### Source material
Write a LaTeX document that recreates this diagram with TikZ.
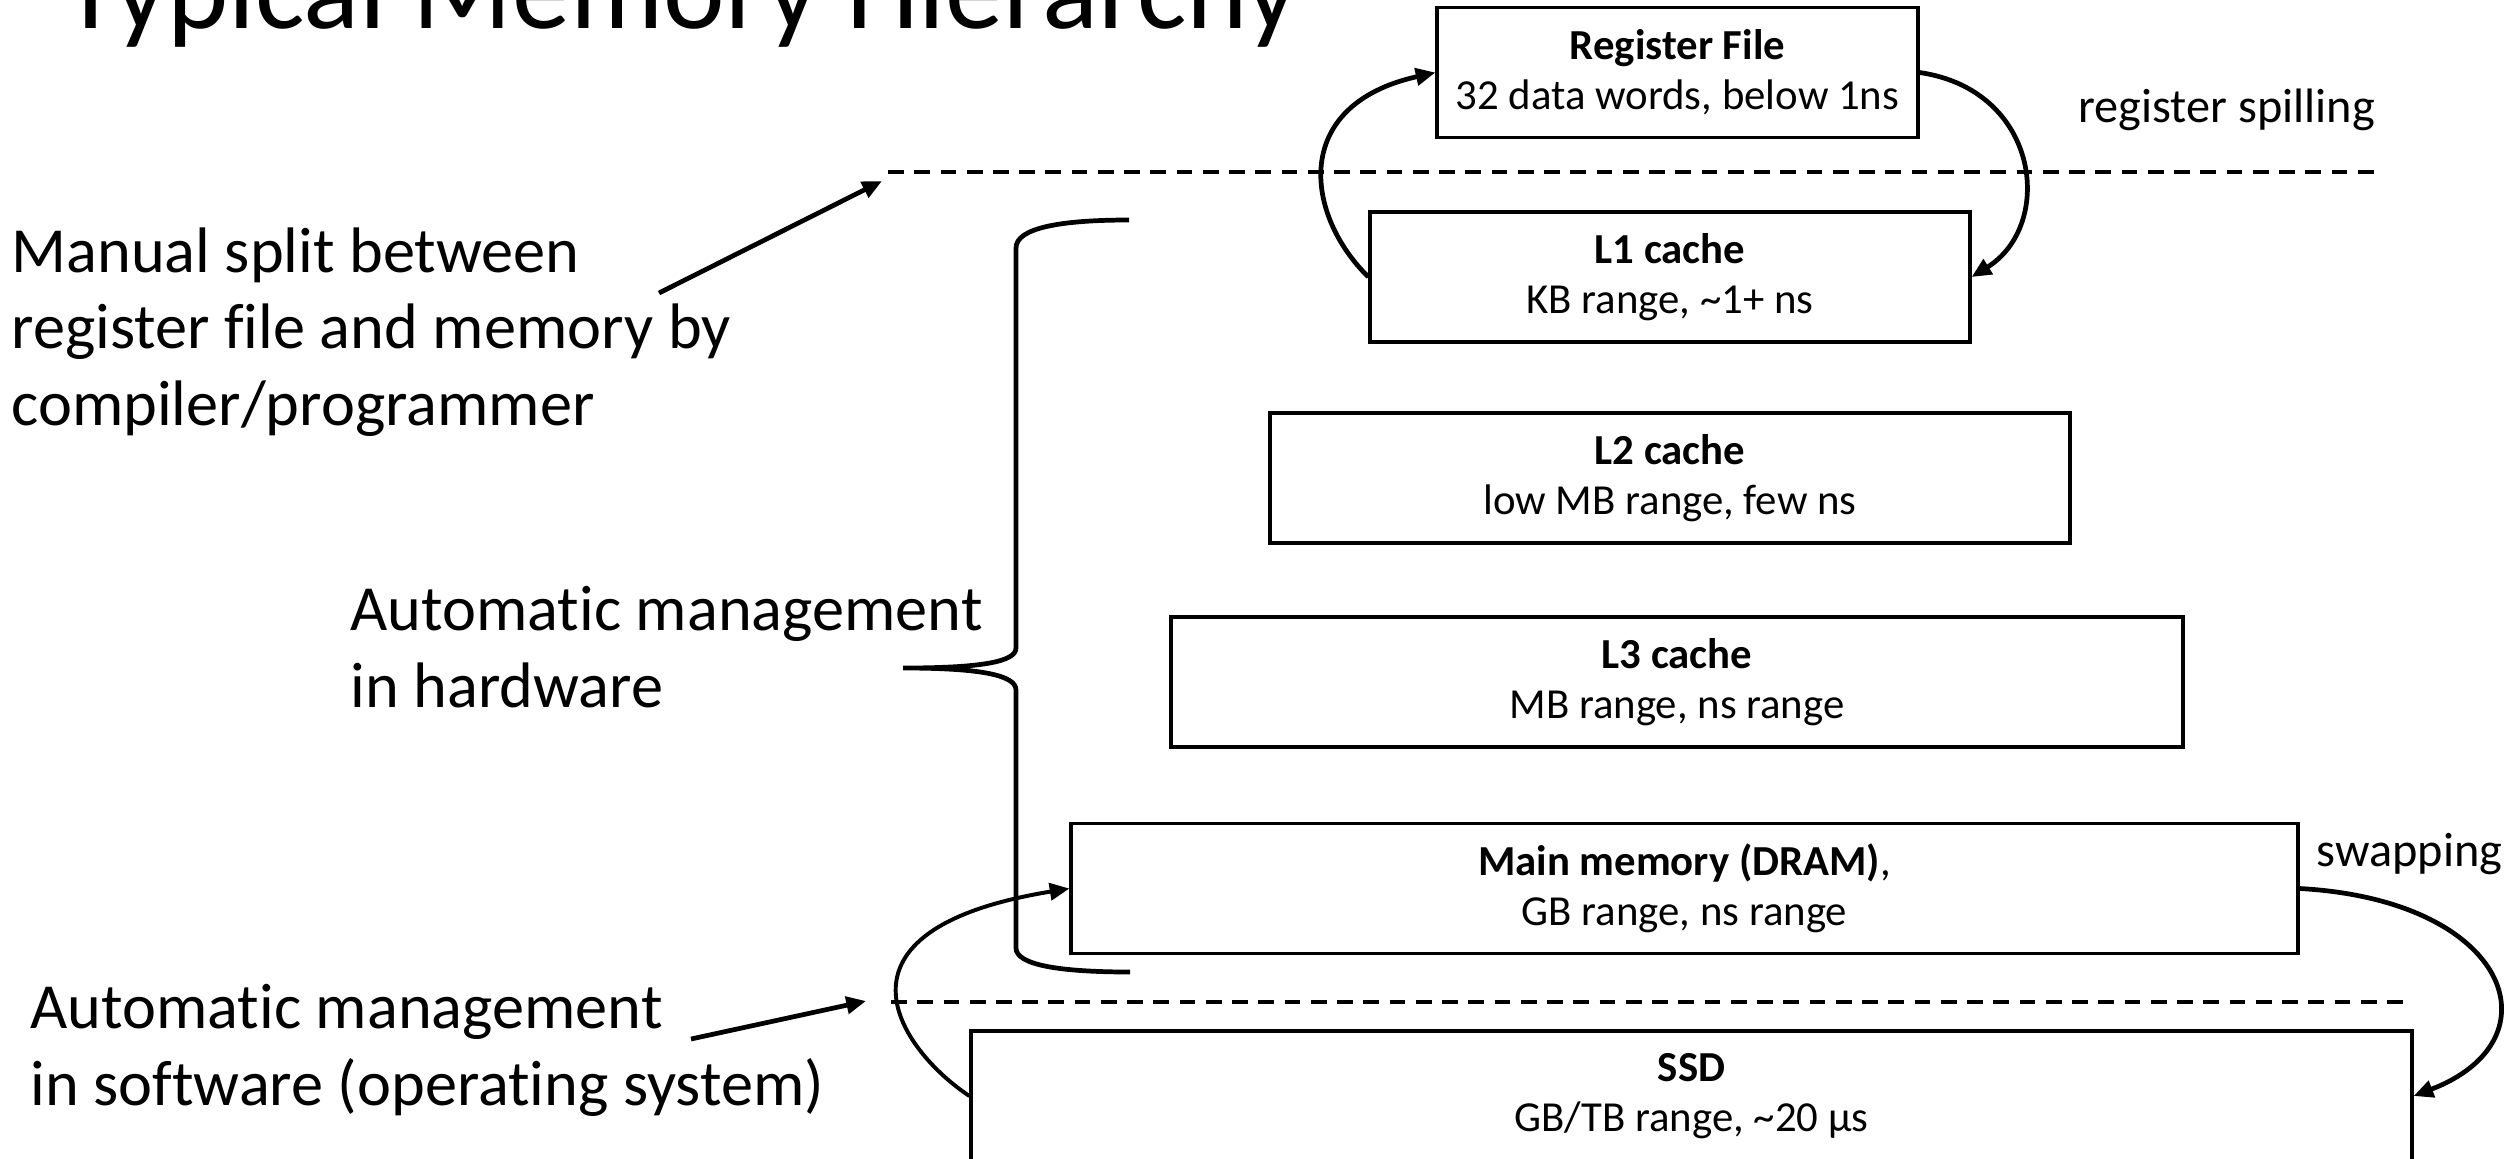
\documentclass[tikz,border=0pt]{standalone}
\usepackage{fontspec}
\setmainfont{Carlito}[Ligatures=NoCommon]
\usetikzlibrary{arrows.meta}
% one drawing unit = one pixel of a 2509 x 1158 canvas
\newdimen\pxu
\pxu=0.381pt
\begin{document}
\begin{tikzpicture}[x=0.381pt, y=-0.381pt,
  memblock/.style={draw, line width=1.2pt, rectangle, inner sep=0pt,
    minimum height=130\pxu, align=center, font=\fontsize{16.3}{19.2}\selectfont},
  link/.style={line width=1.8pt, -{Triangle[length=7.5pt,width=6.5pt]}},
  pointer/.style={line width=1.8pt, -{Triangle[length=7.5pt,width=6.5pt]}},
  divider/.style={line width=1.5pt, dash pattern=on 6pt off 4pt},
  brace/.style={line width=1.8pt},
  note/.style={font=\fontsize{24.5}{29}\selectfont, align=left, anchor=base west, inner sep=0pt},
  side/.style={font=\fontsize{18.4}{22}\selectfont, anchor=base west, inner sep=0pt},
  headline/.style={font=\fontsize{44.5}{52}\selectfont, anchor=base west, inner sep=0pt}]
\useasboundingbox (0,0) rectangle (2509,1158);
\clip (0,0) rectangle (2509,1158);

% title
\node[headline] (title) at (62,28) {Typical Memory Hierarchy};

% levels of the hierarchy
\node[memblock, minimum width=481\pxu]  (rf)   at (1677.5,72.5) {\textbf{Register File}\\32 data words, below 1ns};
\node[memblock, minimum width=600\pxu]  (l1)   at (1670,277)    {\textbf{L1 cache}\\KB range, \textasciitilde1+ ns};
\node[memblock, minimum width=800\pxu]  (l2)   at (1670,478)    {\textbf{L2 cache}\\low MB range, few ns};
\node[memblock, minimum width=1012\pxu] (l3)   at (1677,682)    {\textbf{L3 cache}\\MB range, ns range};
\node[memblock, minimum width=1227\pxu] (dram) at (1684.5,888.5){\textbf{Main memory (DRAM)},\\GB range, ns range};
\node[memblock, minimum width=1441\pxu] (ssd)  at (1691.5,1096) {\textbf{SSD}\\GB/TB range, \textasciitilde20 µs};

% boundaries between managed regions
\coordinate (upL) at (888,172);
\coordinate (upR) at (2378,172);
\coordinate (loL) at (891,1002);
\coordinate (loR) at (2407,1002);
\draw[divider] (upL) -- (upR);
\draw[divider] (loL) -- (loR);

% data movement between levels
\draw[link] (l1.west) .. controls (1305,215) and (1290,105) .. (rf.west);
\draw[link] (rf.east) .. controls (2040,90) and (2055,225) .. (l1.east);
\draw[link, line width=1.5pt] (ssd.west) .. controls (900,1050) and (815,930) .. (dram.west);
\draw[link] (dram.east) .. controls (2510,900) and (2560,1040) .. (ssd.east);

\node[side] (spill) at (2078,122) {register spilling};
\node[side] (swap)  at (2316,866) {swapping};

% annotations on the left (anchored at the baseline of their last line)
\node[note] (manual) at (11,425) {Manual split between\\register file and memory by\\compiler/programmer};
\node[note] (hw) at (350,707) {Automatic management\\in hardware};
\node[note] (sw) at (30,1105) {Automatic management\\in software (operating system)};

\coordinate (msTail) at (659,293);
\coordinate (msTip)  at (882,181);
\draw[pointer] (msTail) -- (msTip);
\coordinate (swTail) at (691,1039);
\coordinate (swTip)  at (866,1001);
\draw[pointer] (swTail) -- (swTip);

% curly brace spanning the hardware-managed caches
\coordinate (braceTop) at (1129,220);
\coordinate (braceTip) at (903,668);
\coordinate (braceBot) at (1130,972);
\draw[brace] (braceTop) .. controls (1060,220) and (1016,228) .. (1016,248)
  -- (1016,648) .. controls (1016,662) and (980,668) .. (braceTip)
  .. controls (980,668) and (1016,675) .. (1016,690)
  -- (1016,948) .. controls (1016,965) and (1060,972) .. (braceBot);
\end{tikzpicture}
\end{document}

### What to produce
Every line from the top of the material above through the line with "(loL) -- (loR);" should be duplicated exactly, please; leave out the pictures.

### Exercise answer
Write a LaTeX document that recreates this diagram with TikZ.
\documentclass[tikz,border=0pt]{standalone}
\usepackage{fontspec}
\setmainfont{Carlito}[Ligatures=NoCommon]
\usetikzlibrary{arrows.meta}
% one drawing unit = one pixel of a 2509 x 1158 canvas
\newdimen\pxu
\pxu=0.381pt
\begin{document}
\begin{tikzpicture}[x=0.381pt, y=-0.381pt,
  memblock/.style={draw, line width=1.2pt, rectangle, inner sep=0pt,
    minimum height=130\pxu, align=center, font=\fontsize{16.3}{19.2}\selectfont},
  link/.style={line width=1.8pt, -{Triangle[length=7.5pt,width=6.5pt]}},
  pointer/.style={line width=1.8pt, -{Triangle[length=7.5pt,width=6.5pt]}},
  divider/.style={line width=1.5pt, dash pattern=on 6pt off 4pt},
  brace/.style={line width=1.8pt},
  note/.style={font=\fontsize{24.5}{29}\selectfont, align=left, anchor=base west, inner sep=0pt},
  side/.style={font=\fontsize{18.4}{22}\selectfont, anchor=base west, inner sep=0pt},
  headline/.style={font=\fontsize{44.5}{52}\selectfont, anchor=base west, inner sep=0pt}]
\useasboundingbox (0,0) rectangle (2509,1158);
\clip (0,0) rectangle (2509,1158);

% title
\node[headline] (title) at (62,28) {Typical Memory Hierarchy};

% levels of the hierarchy
\node[memblock, minimum width=481\pxu]  (rf)   at (1677.5,72.5) {\textbf{Register File}\\32 data words, below 1ns};
\node[memblock, minimum width=600\pxu]  (l1)   at (1670,277)    {\textbf{L1 cache}\\KB range, \textasciitilde1+ ns};
\node[memblock, minimum width=800\pxu]  (l2)   at (1670,478)    {\textbf{L2 cache}\\low MB range, few ns};
\node[memblock, minimum width=1012\pxu] (l3)   at (1677,682)    {\textbf{L3 cache}\\MB range, ns range};
\node[memblock, minimum width=1227\pxu] (dram) at (1684.5,888.5){\textbf{Main memory (DRAM)},\\GB range, ns range};
\node[memblock, minimum width=1441\pxu] (ssd)  at (1691.5,1096) {\textbf{SSD}\\GB/TB range, \textasciitilde20 µs};

% boundaries between managed regions
\coordinate (upL) at (888,172);
\coordinate (upR) at (2378,172);
\coordinate (loL) at (891,1002);
\coordinate (loR) at (2407,1002);
\draw[divider] (upL) -- (upR);
\draw[divider] (loL) -- (loR);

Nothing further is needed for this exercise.